___ COLLECTED MATERIAL

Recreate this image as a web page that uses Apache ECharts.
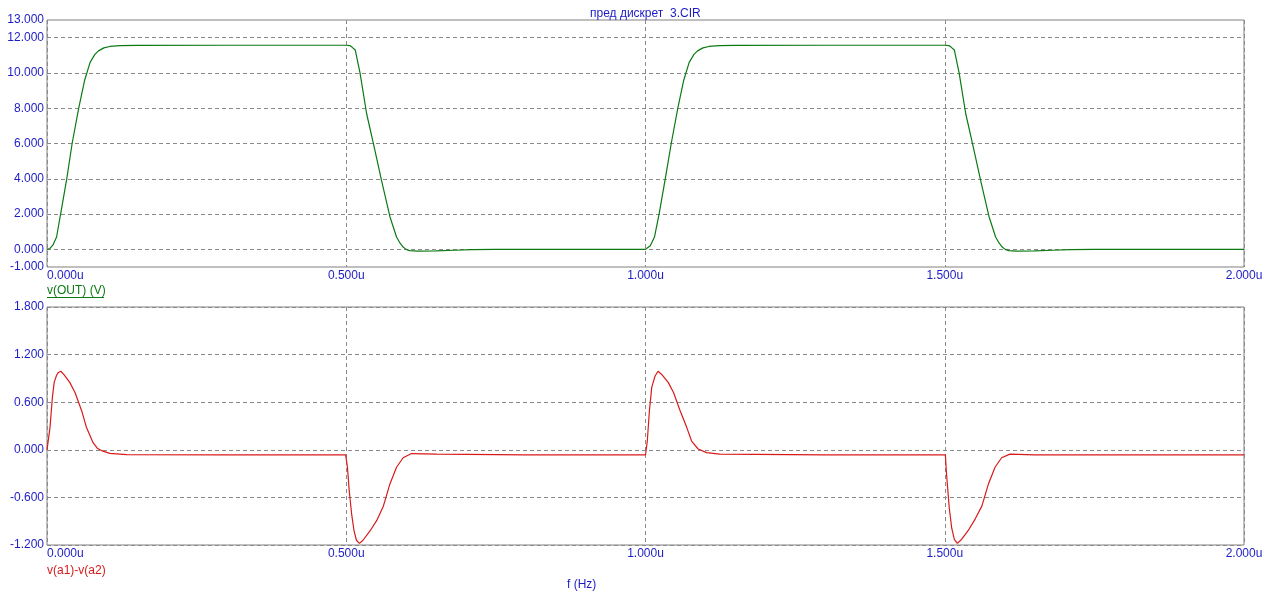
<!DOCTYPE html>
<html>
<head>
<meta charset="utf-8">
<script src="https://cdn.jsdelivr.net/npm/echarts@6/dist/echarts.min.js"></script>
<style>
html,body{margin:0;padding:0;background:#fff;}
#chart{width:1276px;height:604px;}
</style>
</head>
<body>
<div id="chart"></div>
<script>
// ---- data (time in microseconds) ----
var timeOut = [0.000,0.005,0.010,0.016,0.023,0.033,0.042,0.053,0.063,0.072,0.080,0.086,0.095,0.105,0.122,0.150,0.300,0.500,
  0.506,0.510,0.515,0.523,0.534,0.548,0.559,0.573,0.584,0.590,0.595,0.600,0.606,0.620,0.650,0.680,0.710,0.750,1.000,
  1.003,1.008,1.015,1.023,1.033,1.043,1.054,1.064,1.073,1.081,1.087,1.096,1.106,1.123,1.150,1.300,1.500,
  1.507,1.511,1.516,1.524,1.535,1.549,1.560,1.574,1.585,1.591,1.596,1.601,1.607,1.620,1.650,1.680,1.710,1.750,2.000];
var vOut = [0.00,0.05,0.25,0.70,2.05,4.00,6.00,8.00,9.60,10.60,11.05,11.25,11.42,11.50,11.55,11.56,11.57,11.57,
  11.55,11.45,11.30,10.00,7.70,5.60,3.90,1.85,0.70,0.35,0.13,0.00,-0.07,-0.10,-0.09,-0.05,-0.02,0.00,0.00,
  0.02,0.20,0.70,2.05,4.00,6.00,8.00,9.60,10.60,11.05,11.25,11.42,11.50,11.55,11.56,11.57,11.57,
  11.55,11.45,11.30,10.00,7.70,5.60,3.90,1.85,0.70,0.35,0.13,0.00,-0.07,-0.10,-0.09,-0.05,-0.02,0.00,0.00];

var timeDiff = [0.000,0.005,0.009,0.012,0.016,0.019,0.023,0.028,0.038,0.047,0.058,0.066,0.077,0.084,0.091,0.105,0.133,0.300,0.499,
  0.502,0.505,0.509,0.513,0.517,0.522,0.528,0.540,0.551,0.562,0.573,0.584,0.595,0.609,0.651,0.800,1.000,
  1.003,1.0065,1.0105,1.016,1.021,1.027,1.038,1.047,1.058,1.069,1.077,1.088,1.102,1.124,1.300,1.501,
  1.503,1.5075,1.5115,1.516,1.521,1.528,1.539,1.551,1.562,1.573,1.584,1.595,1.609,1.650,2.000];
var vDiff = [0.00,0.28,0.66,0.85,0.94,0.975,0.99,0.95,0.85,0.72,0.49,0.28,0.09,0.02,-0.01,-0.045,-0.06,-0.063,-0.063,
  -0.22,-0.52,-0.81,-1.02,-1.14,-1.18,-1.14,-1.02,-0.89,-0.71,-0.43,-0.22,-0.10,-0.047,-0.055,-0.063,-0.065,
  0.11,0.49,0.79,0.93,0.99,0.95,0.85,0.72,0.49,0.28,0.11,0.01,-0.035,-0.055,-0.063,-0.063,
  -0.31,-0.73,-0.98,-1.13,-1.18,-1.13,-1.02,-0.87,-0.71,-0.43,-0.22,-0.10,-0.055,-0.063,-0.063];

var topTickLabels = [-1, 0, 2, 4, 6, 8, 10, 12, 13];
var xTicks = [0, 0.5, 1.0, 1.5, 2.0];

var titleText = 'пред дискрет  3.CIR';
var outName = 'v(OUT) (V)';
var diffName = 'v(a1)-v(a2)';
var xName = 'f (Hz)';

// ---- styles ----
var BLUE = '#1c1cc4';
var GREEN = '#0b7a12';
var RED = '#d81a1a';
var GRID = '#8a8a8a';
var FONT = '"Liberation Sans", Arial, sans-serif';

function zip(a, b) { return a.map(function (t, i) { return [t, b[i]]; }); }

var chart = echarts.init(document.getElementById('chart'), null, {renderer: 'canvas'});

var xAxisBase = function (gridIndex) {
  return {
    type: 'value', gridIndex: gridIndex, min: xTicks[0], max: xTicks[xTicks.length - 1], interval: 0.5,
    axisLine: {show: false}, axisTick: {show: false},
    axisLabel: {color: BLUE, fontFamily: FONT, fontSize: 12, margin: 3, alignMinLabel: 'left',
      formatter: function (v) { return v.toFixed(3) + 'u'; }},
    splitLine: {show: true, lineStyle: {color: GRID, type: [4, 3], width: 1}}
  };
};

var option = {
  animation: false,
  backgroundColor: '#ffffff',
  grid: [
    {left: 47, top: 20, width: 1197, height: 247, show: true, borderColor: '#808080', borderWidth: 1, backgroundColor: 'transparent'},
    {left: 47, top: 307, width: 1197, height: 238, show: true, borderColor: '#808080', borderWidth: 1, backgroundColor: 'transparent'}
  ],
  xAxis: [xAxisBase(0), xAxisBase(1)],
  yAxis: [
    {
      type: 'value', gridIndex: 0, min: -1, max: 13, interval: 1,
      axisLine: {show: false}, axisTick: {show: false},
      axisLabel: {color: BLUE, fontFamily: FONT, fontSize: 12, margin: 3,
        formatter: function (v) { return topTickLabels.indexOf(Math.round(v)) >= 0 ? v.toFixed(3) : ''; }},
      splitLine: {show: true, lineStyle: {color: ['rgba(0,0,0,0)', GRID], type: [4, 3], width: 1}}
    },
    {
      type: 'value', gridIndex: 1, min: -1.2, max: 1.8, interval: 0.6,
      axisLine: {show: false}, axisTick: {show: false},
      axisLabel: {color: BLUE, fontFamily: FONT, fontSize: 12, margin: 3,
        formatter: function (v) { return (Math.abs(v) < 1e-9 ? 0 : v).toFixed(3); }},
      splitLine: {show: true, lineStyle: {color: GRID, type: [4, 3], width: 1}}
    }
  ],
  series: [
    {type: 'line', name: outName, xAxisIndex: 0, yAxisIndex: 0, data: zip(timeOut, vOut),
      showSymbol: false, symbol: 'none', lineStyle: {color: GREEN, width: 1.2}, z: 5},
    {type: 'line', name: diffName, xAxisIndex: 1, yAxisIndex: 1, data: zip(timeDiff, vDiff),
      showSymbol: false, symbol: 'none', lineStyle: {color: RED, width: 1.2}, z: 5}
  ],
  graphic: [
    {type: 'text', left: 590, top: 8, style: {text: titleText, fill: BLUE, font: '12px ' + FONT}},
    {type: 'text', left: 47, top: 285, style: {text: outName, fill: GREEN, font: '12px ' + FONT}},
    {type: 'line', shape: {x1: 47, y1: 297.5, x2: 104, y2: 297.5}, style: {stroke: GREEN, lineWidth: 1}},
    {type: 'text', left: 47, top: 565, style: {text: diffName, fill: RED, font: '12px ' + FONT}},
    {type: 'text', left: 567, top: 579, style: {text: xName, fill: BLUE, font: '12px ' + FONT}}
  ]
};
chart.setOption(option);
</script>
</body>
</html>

______

- **WORK INSTRUCTIONS**
Drop the images and repeat the data exactly.

- **RESPONSE TO THIS TASK**
Recreate this image as a web page that uses Apache ECharts.
<!DOCTYPE html>
<html>
<head>
<meta charset="utf-8">
<script src="https://cdn.jsdelivr.net/npm/echarts@6/dist/echarts.min.js"></script>
<style>
html,body{margin:0;padding:0;background:#fff;}
#chart{width:1276px;height:604px;}
</style>
</head>
<body>
<div id="chart"></div>
<script>
// ---- data (time in microseconds) ----
var timeOut = [0.000,0.005,0.010,0.016,0.023,0.033,0.042,0.053,0.063,0.072,0.080,0.086,0.095,0.105,0.122,0.150,0.300,0.500,
  0.506,0.510,0.515,0.523,0.534,0.548,0.559,0.573,0.584,0.590,0.595,0.600,0.606,0.620,0.650,0.680,0.710,0.750,1.000,
  1.003,1.008,1.015,1.023,1.033,1.043,1.054,1.064,1.073,1.081,1.087,1.096,1.106,1.123,1.150,1.300,1.500,
  1.507,1.511,1.516,1.524,1.535,1.549,1.560,1.574,1.585,1.591,1.596,1.601,1.607,1.620,1.650,1.680,1.710,1.750,2.000];
var vOut = [0.00,0.05,0.25,0.70,2.05,4.00,6.00,8.00,9.60,10.60,11.05,11.25,11.42,11.50,11.55,11.56,11.57,11.57,
  11.55,11.45,11.30,10.00,7.70,5.60,3.90,1.85,0.70,0.35,0.13,0.00,-0.07,-0.10,-0.09,-0.05,-0.02,0.00,0.00,
  0.02,0.20,0.70,2.05,4.00,6.00,8.00,9.60,10.60,11.05,11.25,11.42,11.50,11.55,11.56,11.57,11.57,
  11.55,11.45,11.30,10.00,7.70,5.60,3.90,1.85,0.70,0.35,0.13,0.00,-0.07,-0.10,-0.09,-0.05,-0.02,0.00,0.00];

var timeDiff = [0.000,0.005,0.009,0.012,0.016,0.019,0.023,0.028,0.038,0.047,0.058,0.066,0.077,0.084,0.091,0.105,0.133,0.300,0.499,
  0.502,0.505,0.509,0.513,0.517,0.522,0.528,0.540,0.551,0.562,0.573,0.584,0.595,0.609,0.651,0.800,1.000,
  1.003,1.0065,1.0105,1.016,1.021,1.027,1.038,1.047,1.058,1.069,1.077,1.088,1.102,1.124,1.300,1.501,
  1.503,1.5075,1.5115,1.516,1.521,1.528,1.539,1.551,1.562,1.573,1.584,1.595,1.609,1.650,2.000];
var vDiff = [0.00,0.28,0.66,0.85,0.94,0.975,0.99,0.95,0.85,0.72,0.49,0.28,0.09,0.02,-0.01,-0.045,-0.06,-0.063,-0.063,
  -0.22,-0.52,-0.81,-1.02,-1.14,-1.18,-1.14,-1.02,-0.89,-0.71,-0.43,-0.22,-0.10,-0.047,-0.055,-0.063,-0.065,
  0.11,0.49,0.79,0.93,0.99,0.95,0.85,0.72,0.49,0.28,0.11,0.01,-0.035,-0.055,-0.063,-0.063,
  -0.31,-0.73,-0.98,-1.13,-1.18,-1.13,-1.02,-0.87,-0.71,-0.43,-0.22,-0.10,-0.055,-0.063,-0.063];

var topTickLabels = [-1, 0, 2, 4, 6, 8, 10, 12, 13];
var xTicks = [0, 0.5, 1.0, 1.5, 2.0];

var titleText = 'пред дискрет  3.CIR';
var outName = 'v(OUT) (V)';
var diffName = 'v(a1)-v(a2)';
var xName = 'f (Hz)';

// ---- styles ----
var BLUE = '#1c1cc4';
var GREEN = '#0b7a12';
var RED = '#d81a1a';
var GRID = '#8a8a8a';
var FONT = '"Liberation Sans", Arial, sans-serif';

function zip(a, b) { return a.map(function (t, i) { return [t, b[i]]; }); }

var chart = echarts.init(document.getElementById('chart'), null, {renderer: 'canvas'});

var xAxisBase = function (gridIndex) {
  return {
    type: 'value', gridIndex: gridIndex, min: xTicks[0], max: xTicks[xTicks.length - 1], interval: 0.5,
    axisLine: {show: false}, axisTick: {show: false},
    axisLabel: {color: BLUE, fontFamily: FONT, fontSize: 12, margin: 3, alignMinLabel: 'left',
      formatter: function (v) { return v.toFixed(3) + 'u'; }},
    splitLine: {show: true, lineStyle: {color: GRID, type: [4, 3], width: 1}}
  };
};

var option = {
  animation: false,
  backgroundColor: '#ffffff',
  grid: [
    {left: 47, top: 20, width: 1197, height: 247, show: true, borderColor: '#808080', borderWidth: 1, backgroundColor: 'transparent'},
    {left: 47, top: 307, width: 1197, height: 238, show: true, borderColor: '#808080', borderWidth: 1, backgroundColor: 'transparent'}
  ],
  xAxis: [xAxisBase(0), xAxisBase(1)],
  yAxis: [
    {
      type: 'value', gridIndex: 0, min: -1, max: 13, interval: 1,
      axisLine: {show: false}, axisTick: {show: false},
      axisLabel: {color: BLUE, fontFamily: FONT, fontSize: 12, margin: 3,
        formatter: function (v) { return topTickLabels.indexOf(Math.round(v)) >= 0 ? v.toFixed(3) : ''; }},
      splitLine: {show: true, lineStyle: {color: ['rgba(0,0,0,0)', GRID], type: [4, 3], width: 1}}
    },
    {
      type: 'value', gridIndex: 1, min: -1.2, max: 1.8, interval: 0.6,
      axisLine: {show: false}, axisTick: {show: false},
      axisLabel: {color: BLUE, fontFamily: FONT, fontSize: 12, margin: 3,
        formatter: function (v) { return (Math.abs(v) < 1e-9 ? 0 : v).toFixed(3); }},
      splitLine: {show: true, lineStyle: {color: GRID, type: [4, 3], width: 1}}
    }
  ],
  series: [
    {type: 'line', name: outName, xAxisIndex: 0, yAxisIndex: 0, data: zip(timeOut, vOut),
      showSymbol: false, symbol: 'none', lineStyle: {color: GREEN, width: 1.2}, z: 5},
    {type: 'line', name: diffName, xAxisIndex: 1, yAxisIndex: 1, data: zip(timeDiff, vDiff),
      showSymbol: false, symbol: 'none', lineStyle: {color: RED, width: 1.2}, z: 5}
  ],
  graphic: [
    {type: 'text', left: 590, top: 8, style: {text: titleText, fill: BLUE, font: '12px ' + FONT}},
    {type: 'text', left: 47, top: 285, style: {text: outName, fill: GREEN, font: '12px ' + FONT}},
    {type: 'line', shape: {x1: 47, y1: 297.5, x2: 104, y2: 297.5}, style: {stroke: GREEN, lineWidth: 1}},
    {type: 'text', left: 47, top: 565, style: {text: diffName, fill: RED, font: '12px ' + FONT}},
    {type: 'text', left: 567, top: 579, style: {text: xName, fill: BLUE, font: '12px ' + FONT}}
  ]
};
chart.setOption(option);
</script>
</body>
</html>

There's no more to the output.